# Aim of the exercise
Locate every line in the records below that contains the word "this", and copy each one.

# Dataset excerpts
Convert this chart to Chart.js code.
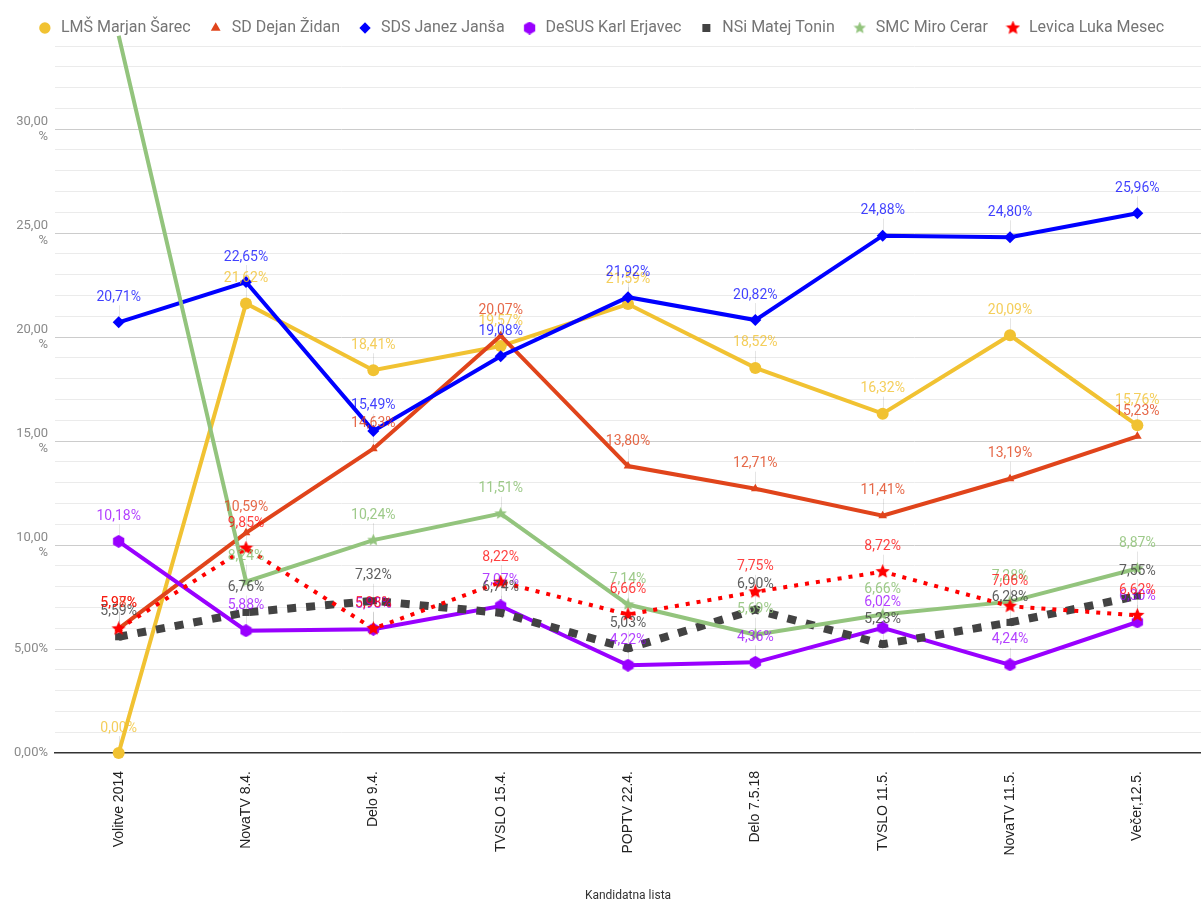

---

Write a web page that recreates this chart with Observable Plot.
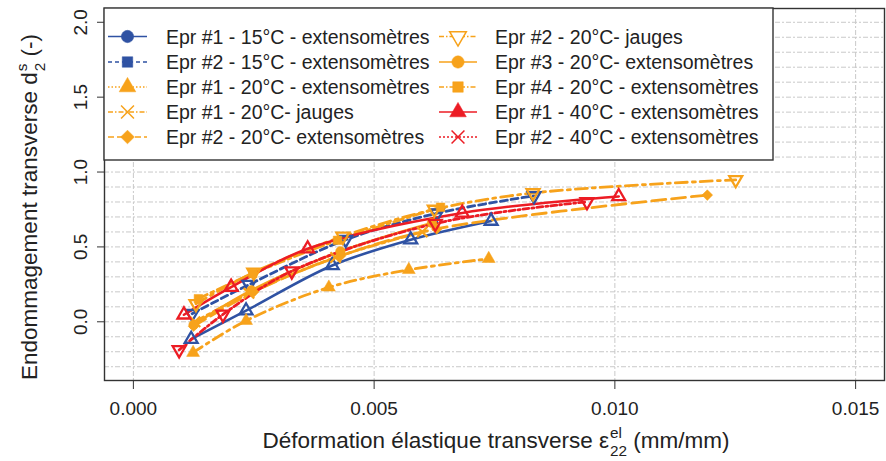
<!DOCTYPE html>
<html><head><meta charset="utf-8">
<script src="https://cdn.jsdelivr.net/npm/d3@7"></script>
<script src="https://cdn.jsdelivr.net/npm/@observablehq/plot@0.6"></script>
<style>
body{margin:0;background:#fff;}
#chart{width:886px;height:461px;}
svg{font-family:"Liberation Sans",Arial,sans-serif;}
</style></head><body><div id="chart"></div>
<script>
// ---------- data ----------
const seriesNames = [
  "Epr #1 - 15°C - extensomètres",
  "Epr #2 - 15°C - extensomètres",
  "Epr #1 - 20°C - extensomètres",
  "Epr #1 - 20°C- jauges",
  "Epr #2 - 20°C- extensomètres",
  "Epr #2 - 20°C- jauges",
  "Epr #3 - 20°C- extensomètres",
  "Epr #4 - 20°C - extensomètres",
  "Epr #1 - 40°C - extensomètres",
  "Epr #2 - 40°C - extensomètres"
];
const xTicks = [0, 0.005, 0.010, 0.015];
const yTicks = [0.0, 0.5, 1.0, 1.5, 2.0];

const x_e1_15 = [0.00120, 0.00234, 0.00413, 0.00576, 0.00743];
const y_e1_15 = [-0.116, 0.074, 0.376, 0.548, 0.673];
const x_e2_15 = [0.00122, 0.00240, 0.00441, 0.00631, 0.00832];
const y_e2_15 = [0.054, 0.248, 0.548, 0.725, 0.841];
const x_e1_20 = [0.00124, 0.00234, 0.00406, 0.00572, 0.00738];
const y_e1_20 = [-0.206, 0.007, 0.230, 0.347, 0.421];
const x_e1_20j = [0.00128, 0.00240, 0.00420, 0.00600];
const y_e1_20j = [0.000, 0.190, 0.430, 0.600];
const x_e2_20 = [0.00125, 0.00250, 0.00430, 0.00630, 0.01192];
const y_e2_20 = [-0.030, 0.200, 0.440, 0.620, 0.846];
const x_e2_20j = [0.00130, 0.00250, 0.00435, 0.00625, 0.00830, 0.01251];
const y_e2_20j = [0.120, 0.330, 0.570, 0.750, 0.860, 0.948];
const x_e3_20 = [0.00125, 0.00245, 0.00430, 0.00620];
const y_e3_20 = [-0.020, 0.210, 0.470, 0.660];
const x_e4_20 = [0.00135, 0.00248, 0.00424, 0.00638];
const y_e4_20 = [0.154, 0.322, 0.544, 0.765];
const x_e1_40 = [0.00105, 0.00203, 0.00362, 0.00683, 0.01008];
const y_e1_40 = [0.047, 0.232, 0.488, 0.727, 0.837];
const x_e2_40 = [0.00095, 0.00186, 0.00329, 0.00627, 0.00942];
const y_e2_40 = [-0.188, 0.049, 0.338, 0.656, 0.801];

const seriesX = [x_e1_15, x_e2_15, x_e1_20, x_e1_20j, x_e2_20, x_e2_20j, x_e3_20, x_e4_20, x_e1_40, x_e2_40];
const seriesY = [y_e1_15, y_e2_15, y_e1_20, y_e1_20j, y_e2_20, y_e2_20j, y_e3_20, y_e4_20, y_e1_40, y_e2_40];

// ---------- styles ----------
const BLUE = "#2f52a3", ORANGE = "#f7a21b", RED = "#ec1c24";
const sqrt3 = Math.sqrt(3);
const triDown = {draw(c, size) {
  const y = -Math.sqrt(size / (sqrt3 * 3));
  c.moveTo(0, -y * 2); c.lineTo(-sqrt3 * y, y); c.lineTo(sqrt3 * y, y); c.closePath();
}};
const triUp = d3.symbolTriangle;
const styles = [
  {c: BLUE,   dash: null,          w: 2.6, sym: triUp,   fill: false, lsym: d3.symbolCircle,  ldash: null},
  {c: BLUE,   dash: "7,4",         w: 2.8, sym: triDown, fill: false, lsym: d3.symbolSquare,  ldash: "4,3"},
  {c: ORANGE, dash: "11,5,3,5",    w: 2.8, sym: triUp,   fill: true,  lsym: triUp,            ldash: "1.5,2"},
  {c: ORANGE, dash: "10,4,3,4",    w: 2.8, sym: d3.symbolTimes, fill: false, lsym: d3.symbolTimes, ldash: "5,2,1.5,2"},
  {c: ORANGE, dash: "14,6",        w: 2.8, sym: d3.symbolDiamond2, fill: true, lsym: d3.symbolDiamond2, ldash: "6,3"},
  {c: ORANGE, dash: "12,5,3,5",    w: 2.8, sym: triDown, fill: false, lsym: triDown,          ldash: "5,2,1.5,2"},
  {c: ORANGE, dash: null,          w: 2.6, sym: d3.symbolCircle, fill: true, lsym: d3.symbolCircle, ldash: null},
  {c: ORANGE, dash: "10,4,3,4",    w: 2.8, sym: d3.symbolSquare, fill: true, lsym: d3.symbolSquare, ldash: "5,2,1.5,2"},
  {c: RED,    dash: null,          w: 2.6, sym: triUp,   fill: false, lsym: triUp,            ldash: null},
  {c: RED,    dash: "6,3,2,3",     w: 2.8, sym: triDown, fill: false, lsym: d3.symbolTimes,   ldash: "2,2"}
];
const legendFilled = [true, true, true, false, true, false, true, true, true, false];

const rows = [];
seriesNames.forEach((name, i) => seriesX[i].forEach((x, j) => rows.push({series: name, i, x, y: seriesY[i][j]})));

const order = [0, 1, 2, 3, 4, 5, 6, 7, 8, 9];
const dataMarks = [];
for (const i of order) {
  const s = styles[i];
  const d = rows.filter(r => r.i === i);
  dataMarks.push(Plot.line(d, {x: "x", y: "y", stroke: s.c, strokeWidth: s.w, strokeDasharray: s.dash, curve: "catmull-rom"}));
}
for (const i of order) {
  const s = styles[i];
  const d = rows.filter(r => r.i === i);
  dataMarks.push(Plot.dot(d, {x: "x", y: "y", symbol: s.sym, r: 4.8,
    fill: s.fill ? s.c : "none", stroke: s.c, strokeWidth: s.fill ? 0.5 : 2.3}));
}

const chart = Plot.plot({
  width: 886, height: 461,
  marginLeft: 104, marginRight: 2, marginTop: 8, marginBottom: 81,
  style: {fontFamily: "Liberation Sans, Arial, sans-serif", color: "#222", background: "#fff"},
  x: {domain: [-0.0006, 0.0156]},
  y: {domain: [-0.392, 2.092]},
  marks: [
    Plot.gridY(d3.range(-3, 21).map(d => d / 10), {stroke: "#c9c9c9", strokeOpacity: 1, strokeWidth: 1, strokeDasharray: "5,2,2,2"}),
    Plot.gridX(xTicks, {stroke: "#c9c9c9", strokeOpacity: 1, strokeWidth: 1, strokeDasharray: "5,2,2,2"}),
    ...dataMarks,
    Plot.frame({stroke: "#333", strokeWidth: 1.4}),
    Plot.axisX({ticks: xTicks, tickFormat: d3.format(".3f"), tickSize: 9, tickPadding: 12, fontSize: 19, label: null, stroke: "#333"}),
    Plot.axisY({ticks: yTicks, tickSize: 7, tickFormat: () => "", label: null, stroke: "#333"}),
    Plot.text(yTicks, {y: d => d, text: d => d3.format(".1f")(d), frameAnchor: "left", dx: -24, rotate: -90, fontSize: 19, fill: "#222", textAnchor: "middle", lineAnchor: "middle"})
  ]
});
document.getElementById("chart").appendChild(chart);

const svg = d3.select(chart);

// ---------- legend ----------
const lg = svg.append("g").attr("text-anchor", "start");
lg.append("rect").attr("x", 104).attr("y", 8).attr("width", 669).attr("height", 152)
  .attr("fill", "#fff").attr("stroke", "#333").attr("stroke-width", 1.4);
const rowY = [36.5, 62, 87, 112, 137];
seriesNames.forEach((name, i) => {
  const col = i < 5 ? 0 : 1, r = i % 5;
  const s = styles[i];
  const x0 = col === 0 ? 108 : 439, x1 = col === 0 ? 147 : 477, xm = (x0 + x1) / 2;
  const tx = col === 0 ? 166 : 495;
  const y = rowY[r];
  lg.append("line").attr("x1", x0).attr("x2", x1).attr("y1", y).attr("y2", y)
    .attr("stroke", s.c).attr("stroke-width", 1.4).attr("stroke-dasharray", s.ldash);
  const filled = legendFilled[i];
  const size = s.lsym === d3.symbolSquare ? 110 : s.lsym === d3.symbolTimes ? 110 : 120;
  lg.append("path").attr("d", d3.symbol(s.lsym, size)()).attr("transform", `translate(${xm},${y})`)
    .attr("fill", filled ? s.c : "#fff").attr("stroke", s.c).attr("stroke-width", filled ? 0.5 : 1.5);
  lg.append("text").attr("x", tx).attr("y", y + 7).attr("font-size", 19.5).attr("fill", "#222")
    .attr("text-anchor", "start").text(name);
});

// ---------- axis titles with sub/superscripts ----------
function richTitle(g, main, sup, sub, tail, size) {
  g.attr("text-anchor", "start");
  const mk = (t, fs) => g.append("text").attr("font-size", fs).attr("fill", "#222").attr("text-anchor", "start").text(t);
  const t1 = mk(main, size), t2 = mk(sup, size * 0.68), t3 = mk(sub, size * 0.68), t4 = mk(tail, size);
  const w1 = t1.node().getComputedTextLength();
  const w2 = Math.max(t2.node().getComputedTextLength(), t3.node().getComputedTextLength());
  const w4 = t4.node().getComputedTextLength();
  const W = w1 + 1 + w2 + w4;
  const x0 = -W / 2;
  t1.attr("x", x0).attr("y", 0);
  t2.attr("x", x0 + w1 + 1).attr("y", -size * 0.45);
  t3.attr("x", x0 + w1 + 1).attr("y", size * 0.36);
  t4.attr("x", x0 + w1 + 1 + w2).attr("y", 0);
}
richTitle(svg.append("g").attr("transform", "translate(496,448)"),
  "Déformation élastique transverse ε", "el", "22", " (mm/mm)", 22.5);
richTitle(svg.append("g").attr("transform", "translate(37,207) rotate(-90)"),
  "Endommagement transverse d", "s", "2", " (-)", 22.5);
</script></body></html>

--

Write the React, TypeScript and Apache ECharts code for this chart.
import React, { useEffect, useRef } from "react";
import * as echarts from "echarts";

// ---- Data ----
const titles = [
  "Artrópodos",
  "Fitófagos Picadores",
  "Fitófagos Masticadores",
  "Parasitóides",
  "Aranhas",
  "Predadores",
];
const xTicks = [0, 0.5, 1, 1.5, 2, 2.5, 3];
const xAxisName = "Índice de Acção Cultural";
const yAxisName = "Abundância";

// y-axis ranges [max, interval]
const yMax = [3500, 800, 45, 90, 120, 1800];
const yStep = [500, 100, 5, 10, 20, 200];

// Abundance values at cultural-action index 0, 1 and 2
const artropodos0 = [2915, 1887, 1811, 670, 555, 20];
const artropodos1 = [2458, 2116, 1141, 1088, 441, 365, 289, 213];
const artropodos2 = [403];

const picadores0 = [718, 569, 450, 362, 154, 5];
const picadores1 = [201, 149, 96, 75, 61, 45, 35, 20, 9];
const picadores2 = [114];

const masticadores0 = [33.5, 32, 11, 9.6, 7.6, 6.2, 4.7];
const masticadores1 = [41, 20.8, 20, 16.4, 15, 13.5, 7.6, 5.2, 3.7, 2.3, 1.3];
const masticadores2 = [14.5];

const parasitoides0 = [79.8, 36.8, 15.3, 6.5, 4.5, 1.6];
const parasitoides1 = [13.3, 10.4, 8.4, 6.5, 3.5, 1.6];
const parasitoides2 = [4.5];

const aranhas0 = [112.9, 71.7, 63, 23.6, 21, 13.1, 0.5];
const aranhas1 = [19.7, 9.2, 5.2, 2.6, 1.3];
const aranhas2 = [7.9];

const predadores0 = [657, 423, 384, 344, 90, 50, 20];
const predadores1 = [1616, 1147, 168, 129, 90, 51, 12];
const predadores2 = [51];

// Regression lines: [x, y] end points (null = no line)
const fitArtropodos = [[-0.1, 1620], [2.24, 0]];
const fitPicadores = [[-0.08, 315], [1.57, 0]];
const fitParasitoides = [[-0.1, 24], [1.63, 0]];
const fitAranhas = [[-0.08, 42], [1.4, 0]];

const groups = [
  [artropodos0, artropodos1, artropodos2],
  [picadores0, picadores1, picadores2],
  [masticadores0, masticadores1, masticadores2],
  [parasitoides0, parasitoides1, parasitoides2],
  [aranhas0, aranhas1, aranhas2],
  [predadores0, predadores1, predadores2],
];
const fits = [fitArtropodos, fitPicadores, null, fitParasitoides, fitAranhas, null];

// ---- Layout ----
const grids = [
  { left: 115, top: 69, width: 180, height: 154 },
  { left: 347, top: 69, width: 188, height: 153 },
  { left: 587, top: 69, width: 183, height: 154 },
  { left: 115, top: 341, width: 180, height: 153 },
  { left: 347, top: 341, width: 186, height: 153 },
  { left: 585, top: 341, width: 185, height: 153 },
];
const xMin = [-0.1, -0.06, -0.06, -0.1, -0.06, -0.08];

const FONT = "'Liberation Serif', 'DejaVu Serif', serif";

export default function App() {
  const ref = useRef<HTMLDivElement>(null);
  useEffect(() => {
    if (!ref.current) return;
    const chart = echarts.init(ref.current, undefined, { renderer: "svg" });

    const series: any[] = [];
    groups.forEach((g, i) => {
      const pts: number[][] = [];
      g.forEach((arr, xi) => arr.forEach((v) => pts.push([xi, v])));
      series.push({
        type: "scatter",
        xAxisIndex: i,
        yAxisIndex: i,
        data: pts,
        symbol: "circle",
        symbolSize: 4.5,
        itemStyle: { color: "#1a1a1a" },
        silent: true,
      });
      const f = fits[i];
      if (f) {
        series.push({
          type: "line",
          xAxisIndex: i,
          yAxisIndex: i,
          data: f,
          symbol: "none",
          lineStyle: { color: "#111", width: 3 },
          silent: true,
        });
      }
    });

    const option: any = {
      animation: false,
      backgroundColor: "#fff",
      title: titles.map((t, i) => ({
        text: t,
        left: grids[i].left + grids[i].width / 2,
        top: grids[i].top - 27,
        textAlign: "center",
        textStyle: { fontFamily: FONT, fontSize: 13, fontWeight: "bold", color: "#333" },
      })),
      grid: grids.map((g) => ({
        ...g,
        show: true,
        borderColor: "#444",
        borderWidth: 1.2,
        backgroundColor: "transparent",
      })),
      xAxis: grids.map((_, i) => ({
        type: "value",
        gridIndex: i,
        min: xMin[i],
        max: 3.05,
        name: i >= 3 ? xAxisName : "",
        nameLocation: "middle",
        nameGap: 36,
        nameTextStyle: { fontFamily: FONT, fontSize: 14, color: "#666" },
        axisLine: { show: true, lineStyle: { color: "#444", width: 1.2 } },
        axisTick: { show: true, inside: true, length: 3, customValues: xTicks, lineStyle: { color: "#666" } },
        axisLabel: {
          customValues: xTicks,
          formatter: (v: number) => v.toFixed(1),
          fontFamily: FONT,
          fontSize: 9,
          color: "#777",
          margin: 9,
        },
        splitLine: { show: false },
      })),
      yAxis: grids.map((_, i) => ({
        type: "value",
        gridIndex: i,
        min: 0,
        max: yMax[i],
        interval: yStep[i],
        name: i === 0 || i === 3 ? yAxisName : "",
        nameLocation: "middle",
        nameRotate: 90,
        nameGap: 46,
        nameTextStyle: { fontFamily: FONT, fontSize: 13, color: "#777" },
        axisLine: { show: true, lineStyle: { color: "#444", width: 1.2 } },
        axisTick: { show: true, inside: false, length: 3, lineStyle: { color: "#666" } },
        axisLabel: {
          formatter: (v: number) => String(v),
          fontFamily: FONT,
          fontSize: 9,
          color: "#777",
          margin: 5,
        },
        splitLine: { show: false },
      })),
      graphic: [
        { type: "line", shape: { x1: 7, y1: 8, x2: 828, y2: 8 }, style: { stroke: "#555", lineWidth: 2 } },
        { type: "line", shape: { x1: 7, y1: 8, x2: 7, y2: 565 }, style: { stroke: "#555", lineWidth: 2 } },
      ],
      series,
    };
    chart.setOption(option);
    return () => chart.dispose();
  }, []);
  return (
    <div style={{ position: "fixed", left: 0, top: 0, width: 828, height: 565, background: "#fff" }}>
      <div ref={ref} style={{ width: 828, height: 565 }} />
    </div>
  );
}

# Correct answer
Convert this chart to Chart.js code.
Write a web page that recreates this chart with Observable Plot.
Write the React, TypeScript and Apache ECharts code for this chart.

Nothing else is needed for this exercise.